Andromeda
Note

standard-setter-dominance

Definition

Standard-setter dominance describes the immense strategic and economic power a company achieves when it successfully establishes its software (usually an operating system) as the universal foundation upon which an entire industry’s hardware is built.

Why It Matters

Standard-setter dominance is the ‘ultimate monopoly’ of the digital age; it shows how controlling the foundational layer of an ecosystem allows a company to extract massive margins while commoditizing the entire hardware industry around them.

Core Concepts

  • The Decoupling Move: Bill Gates’s masterstroke was licensing MS-DOS to IBM without an exclusivity clause, allowing Microsoft to sell the same operating system to IBM’s competitors (the clone makers like Compaq and Dell).
  • Hardware Commoditization: By establishing the operating system as the standard, Microsoft neutered the power of hardware manufacturers.

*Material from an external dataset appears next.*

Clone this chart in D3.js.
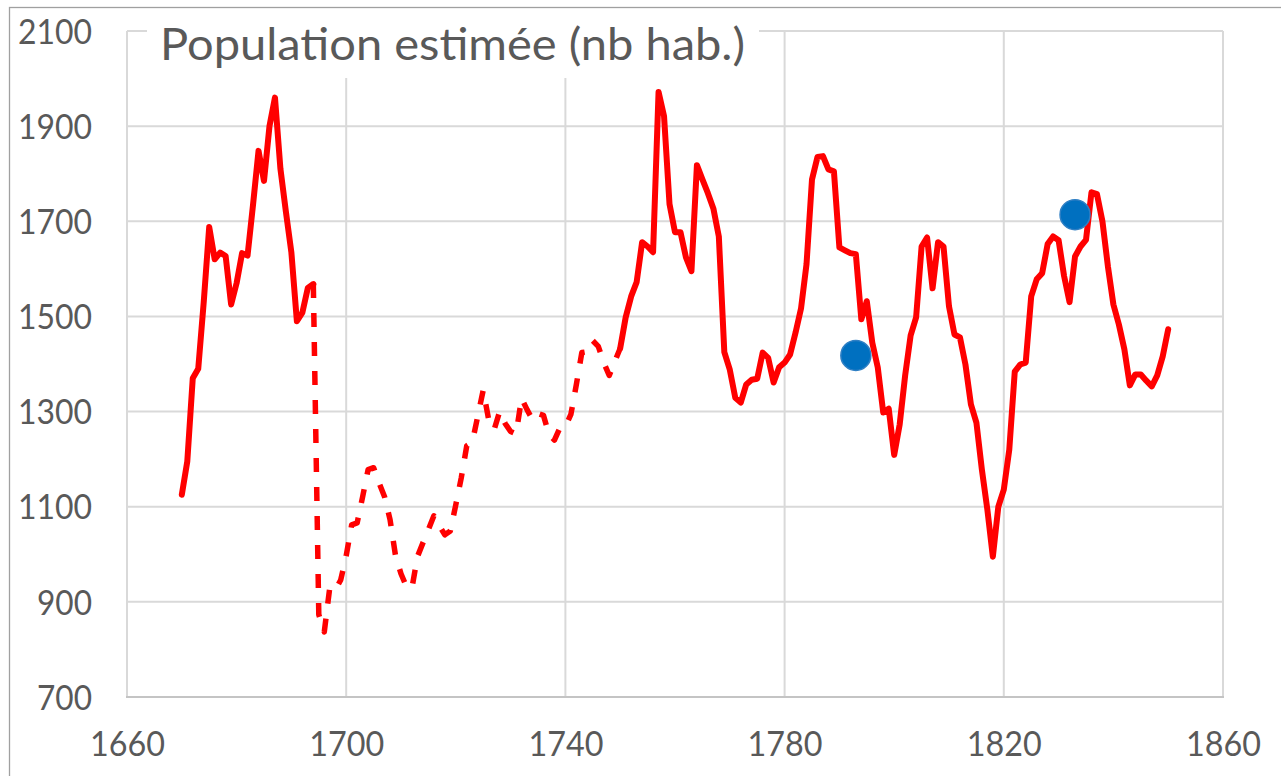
<!DOCTYPE html>
<html>
<head>
<meta charset="utf-8">
<script src="https://cdn.jsdelivr.net/npm/d3@7"></script>
<style>
  html, body { margin: 0; padding: 0; background: #fff; }
  svg { display: block; }
</style>
</head>
<body>
<svg id="chart" width="1281" height="776"></svg>
<script>
// ---- data ----
const title = "Population estimée (nb hab.)";
const firstYear = 1670;
const dashedStart = 1694;
const dashedEnd = 1750;
const population = [
  1125, 1195, 1370, 1390, 1530, 1688, 1620, 1634, 1627, 1525, // 1670-1679
  1570, 1633, 1628, 1735, 1848, 1785, 1900, 1960, 1810, 1720, // 1680-1689
  1634, 1490, 1508, 1560, 1568, 873, 837, 930, 925, 946,       // 1690-1699
  997, 1062, 1066, 1121, 1178, 1182, 1150, 1121, 1073, 997,    // 1700-1709
  959, 932, 929, 995, 1024, 1052, 1081, 1060, 1041, 1049,      // 1710-1719
  1104, 1161, 1228, 1235, 1290, 1345, 1283, 1262, 1300, 1275,  // 1720-1729
  1258, 1253, 1328, 1304, 1283, 1296, 1292, 1252, 1240, 1266,  // 1730-1739
  1268, 1294, 1357, 1424, 1426, 1449, 1437, 1403, 1376, 1405,  // 1740-1749
  1433, 1498, 1542, 1572, 1656, 1647, 1635, 1972, 1921, 1736,  // 1750-1759
  1677, 1677, 1624, 1595, 1818, 1788, 1759, 1727, 1668, 1425,  // 1760-1769
  1388, 1329, 1319, 1357, 1367, 1369, 1424, 1413, 1361, 1393,  // 1770-1779
  1403, 1420, 1466, 1517, 1610, 1788, 1835, 1837, 1809, 1805,  // 1780-1789
  1645, 1639, 1633, 1631, 1494, 1532, 1445, 1393, 1298, 1306,  // 1790-1799
  1209, 1273, 1376, 1460, 1498, 1647, 1666, 1559, 1656, 1647,  // 1800-1809
  1521, 1462, 1456, 1399, 1315, 1277, 1178, 1094, 995, 1100,   // 1810-1819
  1136, 1220, 1384, 1399, 1403, 1542, 1578, 1591, 1652, 1668,  // 1820-1829
  1660, 1585, 1530, 1626, 1647, 1661, 1761, 1757, 1700, 1605,  // 1830-1839
  1525, 1483, 1431, 1355, 1378, 1378, 1365, 1353, 1376, 1416,  // 1840-1849
  1473                                                         // 1850
];
const dotYears = [1793, 1833];
const dotValues = [1418, 1714];
const xTicks = [1660, 1700, 1740, 1780, 1820, 1860];
const yTicks = [700, 900, 1100, 1300, 1500, 1700, 1900, 2100];

// ---- chart ----
const svg = d3.select("#chart");
const x = d3.scaleLinear().domain([1660, 1860]).range([127, 1223]);
const y = d3.scaleLinear().domain([700, 2100]).range([697, 31]);

const points = population.map((v, i) => ({ year: firstYear + i, value: v }));
const seg1 = points.filter(d => d.year <= dashedStart);
const seg2 = points.filter(d => d.year >= dashedStart && d.year <= dashedEnd);
const seg3 = points.filter(d => d.year >= dashedEnd);

svg.append("rect").attr("width", 1281).attr("height", 776).attr("fill", "#fff");
// outer chart border
svg.append("rect").attr("x", 9.5).attr("y", 7.5).attr("width", 1400).attr("height", 1000)
  .attr("fill", "none").attr("stroke", "#a0a0a0").attr("stroke-width", 1.3);

// gridlines
const grid = svg.append("g");
grid.selectAll("line.h").data(yTicks.filter(t => t !== 700)).enter().append("line")
  .attr("x1", x(1660)).attr("x2", x(1860)).attr("y1", d => y(d)).attr("y2", d => y(d))
  .attr("stroke", "#d9d9d9").attr("stroke-width", 2);
grid.selectAll("line.v").data(xTicks).enter().append("line")
  .attr("x1", d => x(d)).attr("x2", d => x(d)).attr("y1", y(2100)).attr("y2", y(700))
  .attr("stroke", "#d9d9d9").attr("stroke-width", 2);
// bottom axis line
svg.append("line").attr("x1", x(1660) - 1).attr("x2", x(1860) + 1).attr("y1", y(700)).attr("y2", y(700))
  .attr("stroke", "#c4c4c4").attr("stroke-width", 2);

// axes labels via d3 axes
const fontFam = "Lato, 'Open Sans', sans-serif";
const yAxis = svg.append("g").attr("transform", `translate(${x(1660) - 35},0)`)
  .call(d3.axisLeft(y).tickValues(yTicks).tickSize(0).tickPadding(0).tickFormat(d3.format("d")));
yAxis.select(".domain").remove();
yAxis.selectAll("text").attr("font-family", fontFam).attr("font-size", 34).attr("fill", "#595959")
  .attr("dy", "0.36em").attr("textLength", 74).attr("lengthAdjust", "spacingAndGlyphs")
  .filter(d => d < 1000).attr("textLength", 55);

const xAxis = svg.append("g").attr("transform", `translate(0,${y(700)})`)
  .call(d3.axisBottom(x).tickValues(xTicks).tickSize(0).tickPadding(0).tickFormat(d3.format("d")));
xAxis.select(".domain").remove();
xAxis.selectAll("text").attr("font-family", fontFam).attr("font-size", 34).attr("fill", "#595959")
  .attr("dy", null).attr("y", 59).attr("textLength", 75).attr("lengthAdjust", "spacingAndGlyphs");

// title box
svg.append("rect").attr("x", 147).attr("y", 12).attr("width", 612).attr("height", 66).attr("fill", "#fff");
svg.append("text").attr("x", 160).attr("y", 60).text(title)
  .attr("font-family", fontFam).attr("font-size", 45).attr("fill", "#595959")
  .attr("textLength", 585).attr("lengthAdjust", "spacingAndGlyphs");

// lines
const line = d3.line().x(d => x(d.year)).y(d => y(d.value));
svg.append("path").datum(seg2).attr("d", line).attr("fill", "none").attr("stroke", "#ff0000")
  .attr("stroke-width", 5.5).attr("stroke-dasharray", "14,15").attr("stroke-linejoin", "round");
[seg1, seg3].forEach(s => {
  svg.append("path").datum(s).attr("d", line).attr("fill", "none").attr("stroke", "#ff0000")
    .attr("stroke-width", 6).attr("stroke-linejoin", "round").attr("stroke-linecap", "round");
});

// dots
svg.selectAll("circle.dot").data(dotYears.map((yr, i) => ({ year: yr, value: dotValues[i] })))
  .enter().append("circle")
  .attr("cx", d => x(d.year)).attr("cy", d => y(d.value)).attr("r", 15)
  .attr("fill", "#0070c0").attr("stroke", "#2f7fc4").attr("stroke-width", 1.5);
</script>
</body>
</html>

The PC makers were forced into a low-margin race to the bottom based on price and speed, while Microsoft extracted high-margin licensing fees from every machine sold.
  • Ecosystem Gravity: Once an operating system becomes the standard, third-party software developers flock to it to maximize their addressable market. This creates a moat: corporate customers cannot switch to a competing, “better” hardware platform (like NeXT or Apple) because their critical business applications only run on the standard OS.